Location
- New Hampton, IowaChickasaw County and Howard County United States
- Coordinates: 43.058781, -92.328900

District information
- Type: Local school district
- Grades: K-12
- Superintendent: Erik Smith
- Schools: 3
- Budget: $15,273,000 (2020-21)
- NCES District ID: 1920340

Students and staff
- Students: 1038 (2022-23)
- Teachers: 76.79 FTE
- Staff: 83.28 FTE
- Student–teacher ratio: 13.52
- Athletic conference: Northeast Iowa
- District mascot: Chickasaws
- Colors: Red and Black

Other information
- Website: www.new-hampton.k12.ia.us

= New Hampton Community School District =

Public school district in New Hampton, Iowa, United States

New Hampton Community School District (NH) is a school district headquartered in New Hampton, Iowa. It operates an elementary school, a middle school, and a high school.
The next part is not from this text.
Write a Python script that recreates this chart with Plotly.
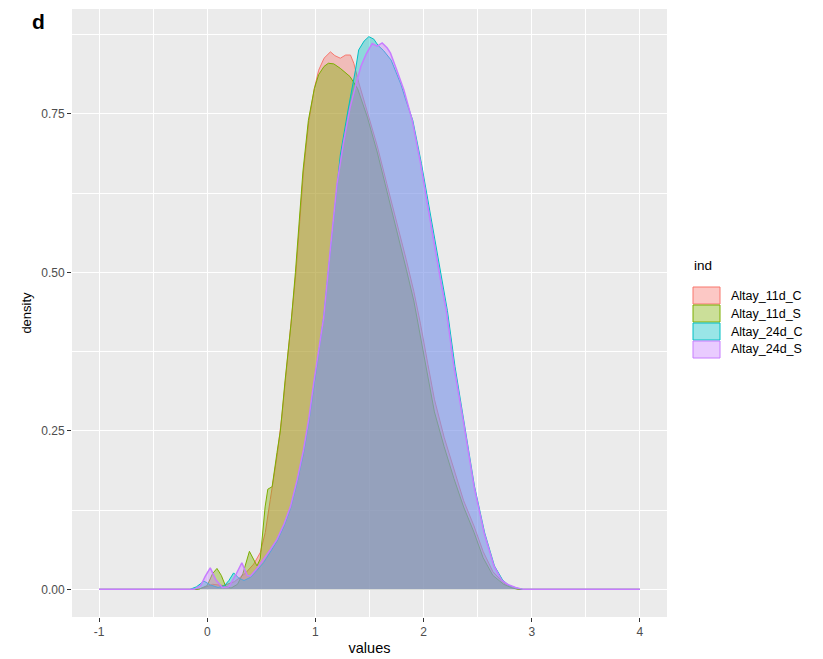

It is mostly in Chickasaw County with a section in Howard County. In addition to New Hampton, the municipalities of Alta Vista, Ionia, and North Washington are in the district limits.

As of 2020, the district had about 1,420 students.

==Schools==
The district operates three schools, all in New Hampton:
- New Hampton Elementary School
- New Hampton Middle School
- New Hampton High School

By 2019, the district built a $19.4 million new middle school facility with an agricultural-industrial area and a gymnasium with a capacity of 400 more than the previous one.